Paper: Community transport infrastructures in Northern Manitoba, Canada published on No Comments on Paper: Community transport infrastructures in Northern Manitoba, Canada

Budka, P. (2023). Community transport infrastructures in Northern Manitoba, Canada. Paper at STS Austria Conference 2023, Vienna, Austria: Austrian Academy of Sciences, 27-29 November.

Abstract

Infrastructures are at the core of many social transformations, sociopolitical developments, and creative processes of innovation. They have become key indicators and signs of economic development, technological advancement, and modernization. Particularly in small and remote communities, infrastructures are often associated with economic growth, socio-economic well-being, and therefore communal sustainability. This paper looks into the role and meaning of transport infrastructures in sustaining remote communities in Northern Manitoba, Canada. In doing so it focuses in particular on questions of infrastructural ownership and control. As of 2021, and for the first time in history, key transport infrastructures – the Hudson Bay Railway and the Port of Churchill – are owned by a consortium of 41 northern communities.

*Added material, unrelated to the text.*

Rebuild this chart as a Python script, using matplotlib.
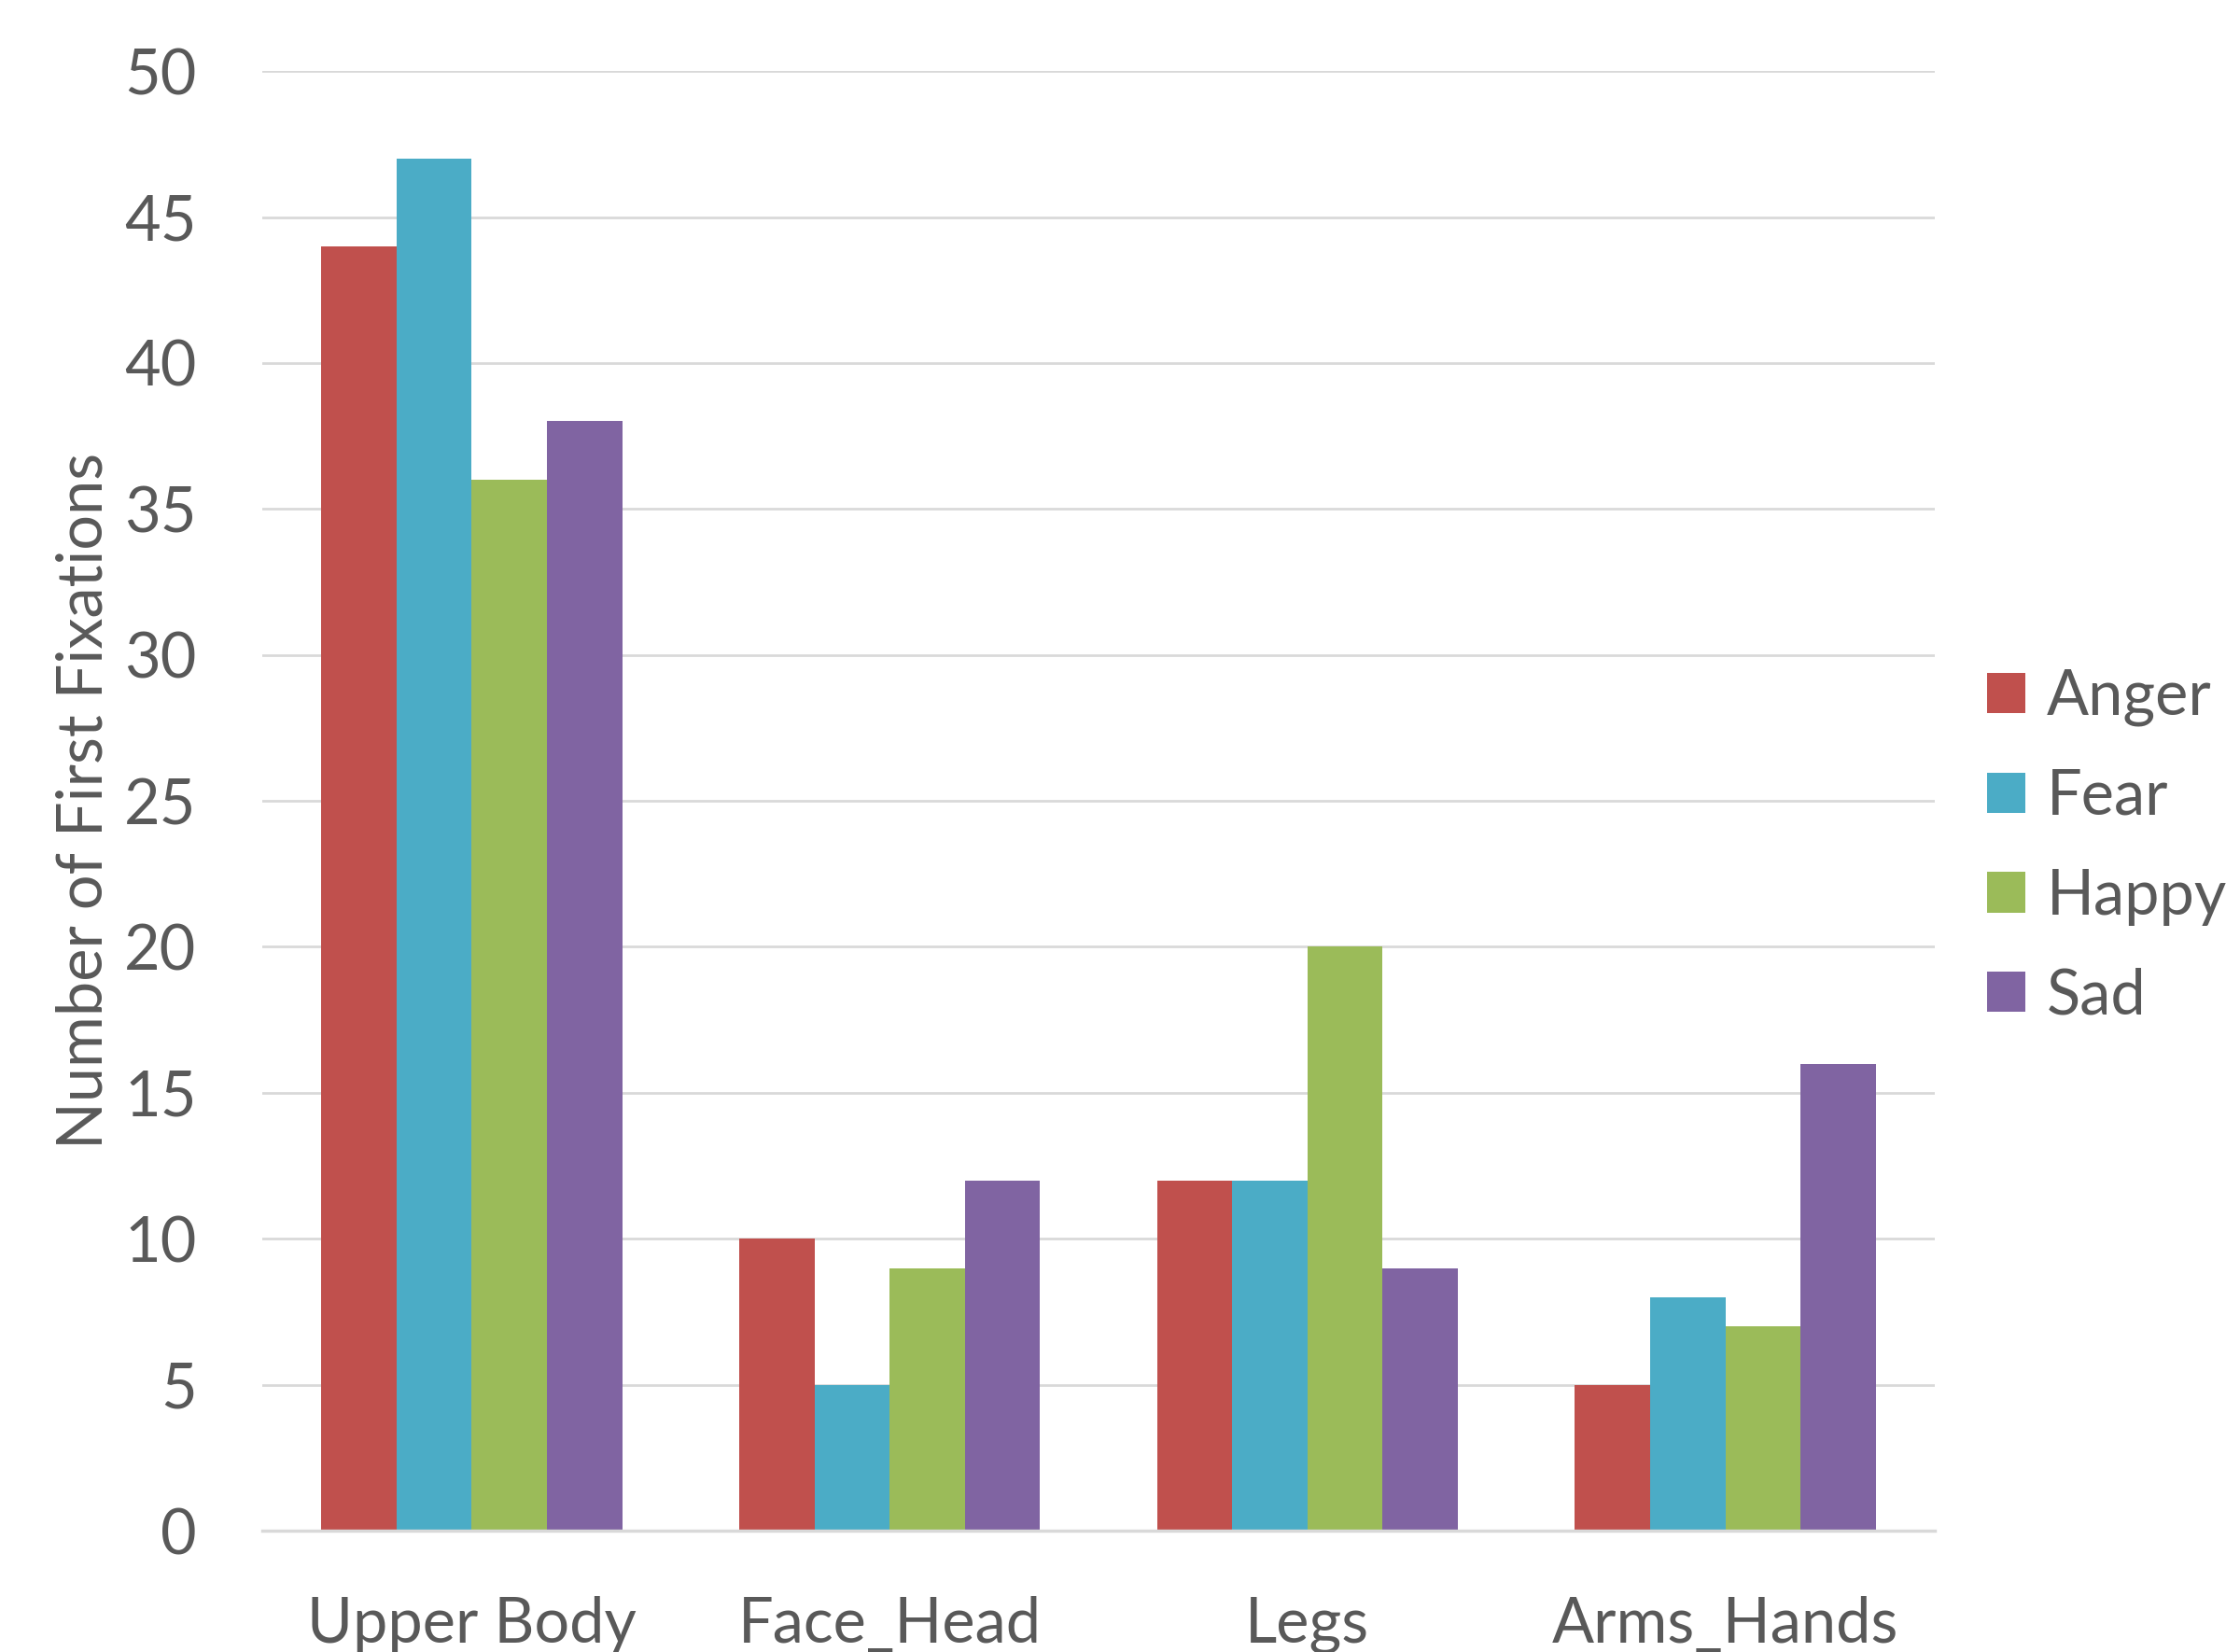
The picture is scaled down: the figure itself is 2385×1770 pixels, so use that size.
import matplotlib
matplotlib.use("Agg")
import matplotlib.pyplot as plt
from matplotlib.patches import Patch
import numpy as np

categories = ["Upper Body", "Face_Head", "Legs", "Arms_Hands"]
series_names = ["Anger", "Fear", "Happy", "Sad"]
anger = [44, 10, 12, 5]
fear = [47, 5, 12, 8]
happy = [36, 9, 20, 7]
sad = [38, 12, 9, 16]
yticks = [0, 5, 10, 15, 20, 25, 30, 35, 40, 45, 50]

colors = ["#C0504D", "#4BACC6", "#9BBB59", "#8064A2"]
text_color = "#595959"
fs = 48

plt.rcParams['font.family'] = ['Lato', 'DejaVu Sans']

fig = plt.figure(figsize=(23.85, 17.7), dpi=100)
ax = fig.add_axes([0.118, 0.0734, 0.751, 0.8836])

x = np.arange(len(categories))
w = 0.18
data = [anger, fear, happy, sad]
for i, (vals, c, name) in enumerate(zip(data, colors, series_names)):
    ax.bar(x + (i - 1.5) * w, vals, width=w, color=c, label=name, zorder=3)

ax.set_xlim(-0.5, len(categories) - 0.5)
ax.set_ylim(0, 50)
ax.set_yticks(yticks)
ax.set_yticklabels([str(t) for t in yticks], fontsize=fs, color=text_color)
ax.set_xticks(x)
ax.set_xticklabels(categories, fontsize=fs, color=text_color)
ax.tick_params(axis='both', length=0)
ax.tick_params(axis='y', pad=51)
ax.tick_params(axis='x', pad=50)
ax.yaxis.grid(True, color="#D9D9D9", linewidth=2, zorder=0)
ax.set_axisbelow(True)
for s in ["top", "right", "left"]:
    ax.spines[s].set_visible(False)
ax.spines["bottom"].set_color("#D9D9D9")
ax.spines["bottom"].set_linewidth(2.5)
ax.spines["bottom"].set_zorder(4)

ax.set_ylabel("Number of First Fixations", fontsize=fs, color=text_color, labelpad=8)

handles = [Patch(facecolor=c, edgecolor='none') for c in colors]
leg = fig.legend(handles, series_names, loc='center left', bbox_to_anchor=(0.8925, 0.4876),
                 frameon=False, fontsize=fs, labelcolor=text_color,
                 handlelength=0.62, handleheight=0.62, handletextpad=0.35,
                 labelspacing=0.67, borderpad=0, borderaxespad=0)

fig.savefig("out.png", dpi=100)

The paper draws on ethnographic data that have been collected in the region for the ERC project InfraNorth. As the case of transport infrastructures in Northern Manitoba shows, social relationships and organizational partnerships are key for planning, developing, building, continuing, and maintaining infrastructures. Infrastructure should therefore be conceptualized as more than just an operational system of technological objects.